[...] had these opr instructions, which contained many bitfields which encoded something like "subinstructions"[...]
What you describe is basically a (V)LIW instruction format - at least that's what it might be called today. That's what computers started out with. Separate bits for each function to be applied to the value addressed.
The DEC is somewhat of a bad example here, as its accumulator instructions are a special kind, already a bastard between clean all over LIW and dedicated encoding. The LIW aspect is used only for this accumulator subset.
Zuse's machines, like the Z22, might make a better example with their ability to have each and every instruction carry multiple operations.
A later computer like the Z80 or ARM7 needs to fetch, decode and execute a separate instruction to perform each of these operations,
Yes - and no. For one, not all possible combinations could be used together, resulting in illegal instructions. In fact, depending on the machine's construction, most of these combinations were illegal. And that's why dedicated instructions took over. Let's assume, there are like 8 different operational units in the data path. Having one bit for each in the instruction word makes easy decoding, as each would just be wired up with the enable for a single function, resulting in a fast and simple machine structure.

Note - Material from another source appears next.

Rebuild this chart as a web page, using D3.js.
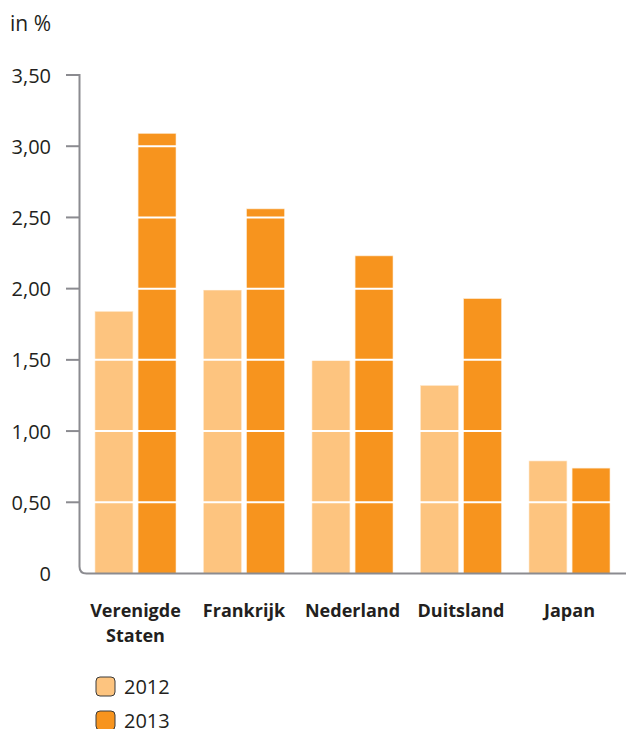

Of these 256 combinations (of which one would be a nop), many would not make sense - think shifting left and shifting right, or adding and subtracting at the same time. By encoding only the 20 useful combinations into a 5 bit field, 3 bits (almost half) could be freed - at the cost of an additional decoding stage.
Now, back in the old times, when machines were word-orientated (e.g. 36 bits in one word), there was much space - even resulting in unused bits. No need to add a decoding stage. Even worse, doing so would slow down the execution. Well, only a bit, but it would.
The situation changed when machines became byte-orientated and variable length instruction formats were used. Here cramping down the 8 unit lines into a single encoded 5-bit field enabled it to squeeze into a byte while leaving room for more (like a register number), without the need to fetch two bytes. Heck, it even leaves 12x8 instruction points for other encodings/irregular instructions without needing more.
which might not be as space or time efficient.
That's partially true for the time efficiency, but not space - space-wise it's an extreme saving enabling more compact code. The inner workings are (can be) still (mostly) the same, but less visible. Instead of setting a shift and an add bit, there's now a Add-And-Shift instruction.
Then again, by now encoding it into a single byte instead of a full 36 bit word, the CPU can fetch the instructions at the same speed (byte bus vs. word bus) or even 4 times the speed (word sized bus) than before. So with memory always being the slowest part, tighter encoding does not only save space, but also speeds up execution - despite the additional decoding stage.
From what I can tell, [this] has fallen out of vogue, or are at least not nearly as common on modern instruction set architectures.
Not nearly as common on the surface is maybe the point here. For one, explicit VLIW instructions are still a thing (think Itanium), but more importantly, they are always an option for internal workings of modern CPUs. Where 'traditional' code gets first decoded into sub-operations, and these later get either combined to LIW instructions again, or scheduled in parallel over different function units.
In fact, the mentioned ARM makes another good point for it to vanish. ARM had traditionally the ability to have every instruction being executed conditionally (much like Zuse did first). Cool when thinking in sequential execution, but a gigantic hurdle when it comes to modern CPUs with the ability to reorder instructions according to available data and function units. It makes rescheduling not just a hard task, but almost impossible. Even worse, ARM featured DEC-like condition handling, where each and every load did change the flags.
Bottom line: Just because something isn't (always) visible to the user-side programmer, doesn't mean it isn't there.